Finances, whether we like it or not, play a huge part of the Undergraduate Student Association here at the College: in Section A of Article II of the USA Constitution, as of July 14, 2011, states, “a registered student is one who has paid the student tax.” A $200 contribution from full-time students (defined by Canisius College as a student enrolled in at least 12 credit hours for the semester in question) or an $18 contribution from part-time students (defined by Canisius College as a student enrolled in no more than 11 credit hours for the semester in question) allows USA  to delegate funding to the plethora of clubs and other organizations that exist on this campus. However, even in my first year here at Canisius, I have seen pieces in the Griffin where members of USA have inappropriately derived funding for certain activities.

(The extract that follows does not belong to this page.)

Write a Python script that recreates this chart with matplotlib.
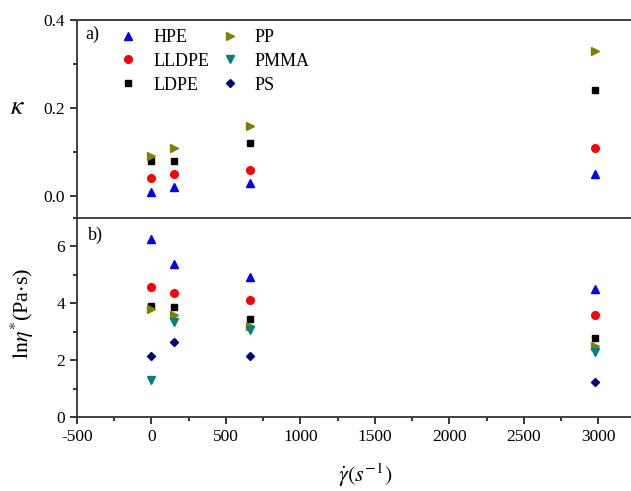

There is a degree of confidence that undergraduates put in their representatives for Senate. And those aforementioned events with USA this year have detracted my confidence in the ability for USA to effectively represent the undergraduate student body. Therefore it unfortunately makes sense that it seems that the group of candidates for sophomore, junior, and senior candidates have tended to lose sight of that. Let me add that this by no way means that everyone has fallen into this trap, one I believe it is easy to fall into.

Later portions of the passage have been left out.